§ **Information provided**:
----------------

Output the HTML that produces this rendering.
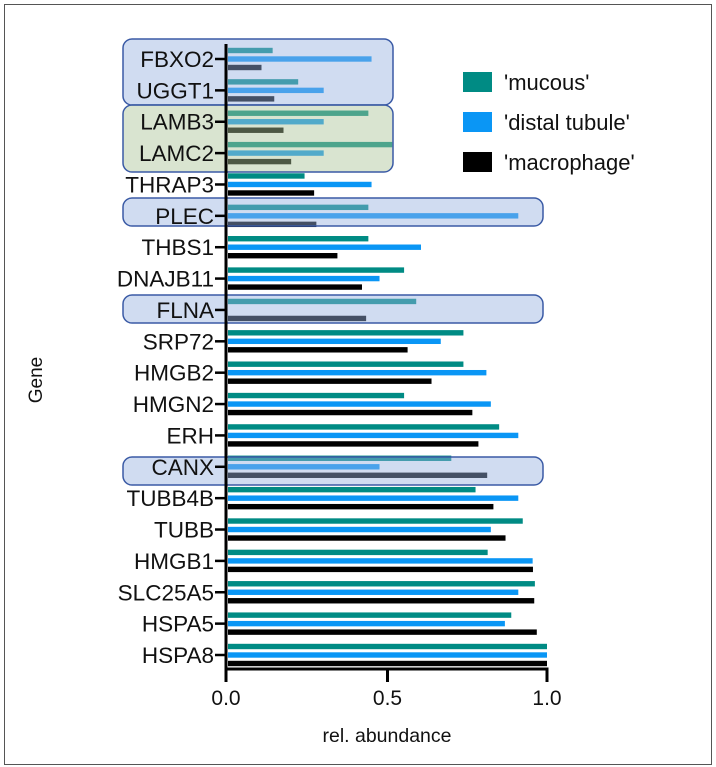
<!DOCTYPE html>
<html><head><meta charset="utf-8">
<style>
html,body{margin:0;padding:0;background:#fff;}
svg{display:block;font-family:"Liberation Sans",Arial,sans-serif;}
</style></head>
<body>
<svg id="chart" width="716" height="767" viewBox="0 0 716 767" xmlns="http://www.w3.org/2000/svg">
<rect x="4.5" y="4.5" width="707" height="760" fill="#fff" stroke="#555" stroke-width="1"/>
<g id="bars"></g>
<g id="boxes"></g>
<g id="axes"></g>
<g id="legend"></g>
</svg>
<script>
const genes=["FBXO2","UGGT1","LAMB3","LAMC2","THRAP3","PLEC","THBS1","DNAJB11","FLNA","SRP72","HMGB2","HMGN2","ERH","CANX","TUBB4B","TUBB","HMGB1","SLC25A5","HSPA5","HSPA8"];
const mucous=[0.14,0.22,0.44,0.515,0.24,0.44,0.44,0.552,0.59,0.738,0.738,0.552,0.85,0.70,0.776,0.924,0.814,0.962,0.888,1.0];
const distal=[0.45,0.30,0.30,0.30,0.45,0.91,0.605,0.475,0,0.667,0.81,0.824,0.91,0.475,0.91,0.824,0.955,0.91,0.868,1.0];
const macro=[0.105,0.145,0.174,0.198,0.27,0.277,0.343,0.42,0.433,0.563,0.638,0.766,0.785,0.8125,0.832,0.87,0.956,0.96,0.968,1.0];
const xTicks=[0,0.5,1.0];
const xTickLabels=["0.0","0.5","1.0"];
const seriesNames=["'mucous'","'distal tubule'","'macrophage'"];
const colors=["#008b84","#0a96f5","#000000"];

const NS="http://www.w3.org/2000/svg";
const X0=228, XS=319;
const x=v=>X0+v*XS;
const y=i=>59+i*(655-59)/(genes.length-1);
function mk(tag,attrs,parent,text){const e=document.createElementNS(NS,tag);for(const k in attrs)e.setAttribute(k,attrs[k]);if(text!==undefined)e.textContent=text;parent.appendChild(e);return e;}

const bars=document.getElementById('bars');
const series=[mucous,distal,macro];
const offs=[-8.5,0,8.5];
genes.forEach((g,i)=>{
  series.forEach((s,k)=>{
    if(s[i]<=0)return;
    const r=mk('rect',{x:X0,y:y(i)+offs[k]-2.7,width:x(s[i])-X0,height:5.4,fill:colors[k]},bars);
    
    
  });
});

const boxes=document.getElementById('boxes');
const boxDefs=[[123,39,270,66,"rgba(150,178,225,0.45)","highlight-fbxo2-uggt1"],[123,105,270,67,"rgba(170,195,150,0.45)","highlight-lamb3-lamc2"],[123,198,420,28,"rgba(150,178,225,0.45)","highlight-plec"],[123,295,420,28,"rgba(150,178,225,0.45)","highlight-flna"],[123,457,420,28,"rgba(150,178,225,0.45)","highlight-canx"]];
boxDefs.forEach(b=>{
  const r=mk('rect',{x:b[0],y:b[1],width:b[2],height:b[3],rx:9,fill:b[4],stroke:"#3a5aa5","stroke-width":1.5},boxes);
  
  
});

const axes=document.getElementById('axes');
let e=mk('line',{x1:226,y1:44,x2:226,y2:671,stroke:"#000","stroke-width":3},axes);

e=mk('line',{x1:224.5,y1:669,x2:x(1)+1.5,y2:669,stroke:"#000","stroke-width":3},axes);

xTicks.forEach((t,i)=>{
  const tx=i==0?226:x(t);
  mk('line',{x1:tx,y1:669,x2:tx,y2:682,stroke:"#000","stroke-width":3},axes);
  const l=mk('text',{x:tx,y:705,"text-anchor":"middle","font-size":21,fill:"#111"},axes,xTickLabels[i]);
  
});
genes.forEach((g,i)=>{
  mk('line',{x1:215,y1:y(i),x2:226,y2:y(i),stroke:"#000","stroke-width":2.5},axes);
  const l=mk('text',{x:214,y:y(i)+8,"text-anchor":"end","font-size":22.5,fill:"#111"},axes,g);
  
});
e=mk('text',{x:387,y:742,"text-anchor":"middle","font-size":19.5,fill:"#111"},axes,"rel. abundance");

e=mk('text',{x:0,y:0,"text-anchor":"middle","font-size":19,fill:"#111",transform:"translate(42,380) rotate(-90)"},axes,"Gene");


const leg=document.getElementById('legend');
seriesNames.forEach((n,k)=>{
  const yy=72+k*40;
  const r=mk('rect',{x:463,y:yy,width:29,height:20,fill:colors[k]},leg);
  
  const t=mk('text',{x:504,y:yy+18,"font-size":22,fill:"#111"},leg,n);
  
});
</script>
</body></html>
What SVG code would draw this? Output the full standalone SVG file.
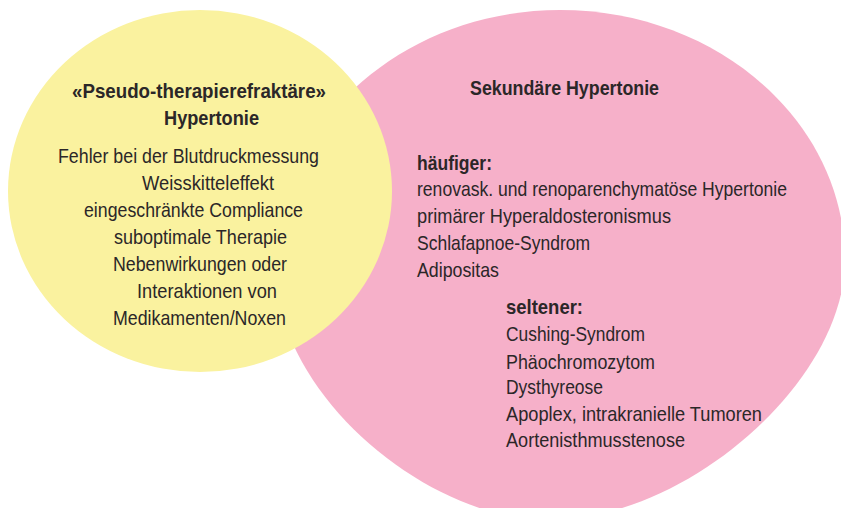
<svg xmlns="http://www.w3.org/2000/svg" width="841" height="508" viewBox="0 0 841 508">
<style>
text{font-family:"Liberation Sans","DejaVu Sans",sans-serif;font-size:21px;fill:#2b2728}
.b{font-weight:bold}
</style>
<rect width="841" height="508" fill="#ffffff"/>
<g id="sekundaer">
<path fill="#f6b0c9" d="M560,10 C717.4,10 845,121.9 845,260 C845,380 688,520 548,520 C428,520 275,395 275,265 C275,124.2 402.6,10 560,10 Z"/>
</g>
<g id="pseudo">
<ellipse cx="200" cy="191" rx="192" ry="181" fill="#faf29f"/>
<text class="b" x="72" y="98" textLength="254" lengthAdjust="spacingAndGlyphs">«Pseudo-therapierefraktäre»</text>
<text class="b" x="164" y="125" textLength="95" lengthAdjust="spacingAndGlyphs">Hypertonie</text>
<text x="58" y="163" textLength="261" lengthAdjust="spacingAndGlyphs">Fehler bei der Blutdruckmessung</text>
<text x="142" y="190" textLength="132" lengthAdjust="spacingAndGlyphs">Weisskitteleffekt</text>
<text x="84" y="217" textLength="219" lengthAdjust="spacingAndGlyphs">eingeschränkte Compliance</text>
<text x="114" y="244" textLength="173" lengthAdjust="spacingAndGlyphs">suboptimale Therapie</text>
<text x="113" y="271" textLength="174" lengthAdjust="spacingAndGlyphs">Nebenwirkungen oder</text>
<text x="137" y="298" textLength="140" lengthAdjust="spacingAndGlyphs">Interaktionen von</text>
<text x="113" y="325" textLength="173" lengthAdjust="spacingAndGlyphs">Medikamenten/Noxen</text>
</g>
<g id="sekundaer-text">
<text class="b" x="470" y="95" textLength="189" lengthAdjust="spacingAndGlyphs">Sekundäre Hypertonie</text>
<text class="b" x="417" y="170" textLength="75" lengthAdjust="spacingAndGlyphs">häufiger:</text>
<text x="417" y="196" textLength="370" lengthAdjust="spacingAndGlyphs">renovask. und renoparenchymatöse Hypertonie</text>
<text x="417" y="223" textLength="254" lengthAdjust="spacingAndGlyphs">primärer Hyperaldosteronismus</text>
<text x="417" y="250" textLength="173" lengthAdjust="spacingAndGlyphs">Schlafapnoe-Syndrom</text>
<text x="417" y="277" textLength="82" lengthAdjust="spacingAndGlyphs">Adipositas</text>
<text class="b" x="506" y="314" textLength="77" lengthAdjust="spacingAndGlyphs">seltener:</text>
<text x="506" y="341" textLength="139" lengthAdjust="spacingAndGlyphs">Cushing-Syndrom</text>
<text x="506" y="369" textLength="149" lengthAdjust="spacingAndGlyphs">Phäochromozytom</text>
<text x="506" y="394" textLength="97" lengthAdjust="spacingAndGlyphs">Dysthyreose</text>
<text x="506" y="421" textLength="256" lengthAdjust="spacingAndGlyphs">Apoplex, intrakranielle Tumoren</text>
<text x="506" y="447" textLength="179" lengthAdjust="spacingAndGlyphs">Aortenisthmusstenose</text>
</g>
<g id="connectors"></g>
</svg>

----------------

§ **Instruction**: From the entries above, return each line with the word "Output" in it.

§ **Solution for this problem**:
Output the HTML that produces this rendering.
What SVG code would draw this? Output the full standalone SVG file.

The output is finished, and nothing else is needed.